# 2nd Worst Brakes Ever



## Samadhi (Nov 1, 2011)

I was in the Bianchi booth at the USAPCC festival for stage 6.

I stopped by the Bianchi booth. Nice folks. Great Bikes.

They had a built-up Tipo Corsa frame on display and fitted with the brakes pictured below.










I remarked that I thought they were kinda cool-looking and was told they were "the second worst brakes ever".

I thought that was a rather strange thing for a rep to say, but I didn't get a chance to get more info.

Can anyone give me some more info about these brakes and why someone might say they were so bad?


----------



## redondoaveb (Jan 16, 2011)

Aren't those Campy Delta brakes. I remember hearing that they didn't work worth a $hit, but I can't remember why. Sorry, not much help.


----------



## merckxman (Jan 23, 2002)

read for starters: Delta Brakes


----------



## bottecchia_eja (Jul 18, 2010)

Those are Campy Delta brakes, circa early 1990s.

They were beautiful to behold, but hard to maintain. Mechanics hated them. Campy aficionados love them.

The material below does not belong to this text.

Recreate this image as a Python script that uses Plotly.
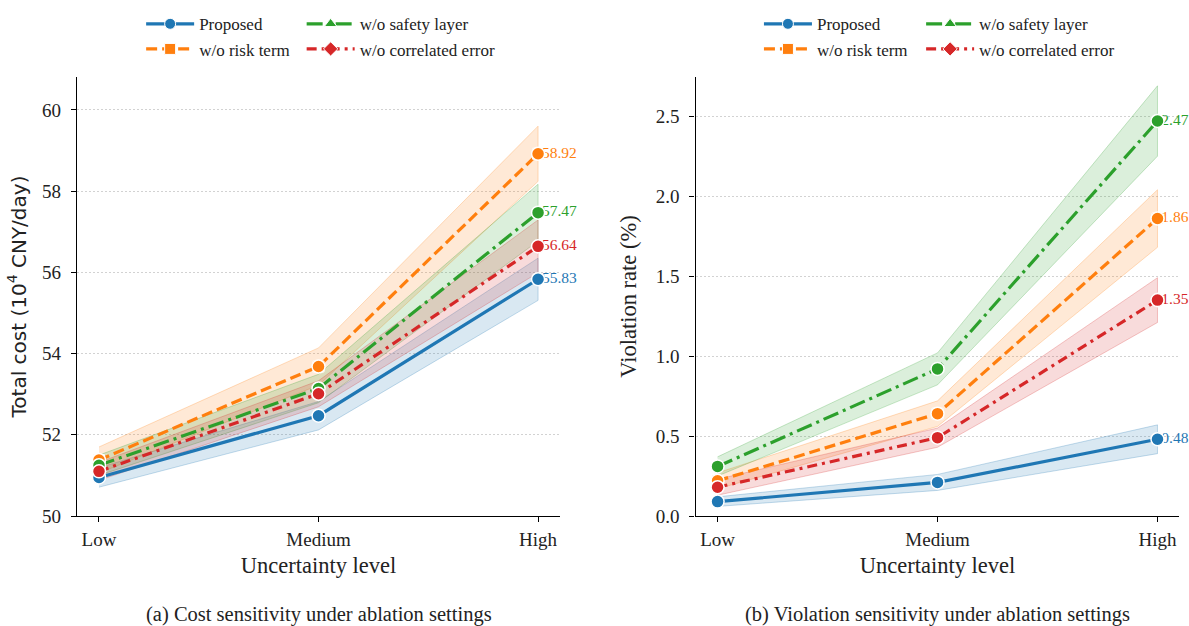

Google them and then go to eBay and see how much they go for.


----------



## mackgoo (Mar 2, 2004)

What was the worst?


----------



## Sharknose (Aug 9, 2010)

mackgoo said:


> What was the worst?


These?


Second worst? I wouldn't say that. They had their problems, but there's plenty worse brakes out there. They were heavy and difficult to adjust. But they remain the most beautifully designed brakes I've ever seen.


----------



## jr59 (Mar 30, 2011)

Brakes???

Those are speed controllers, not brakes.

No really, the Deltas are not the best, but set up correctly they stop....a little!

But they are, by far, the most beautiful brake ever made!


----------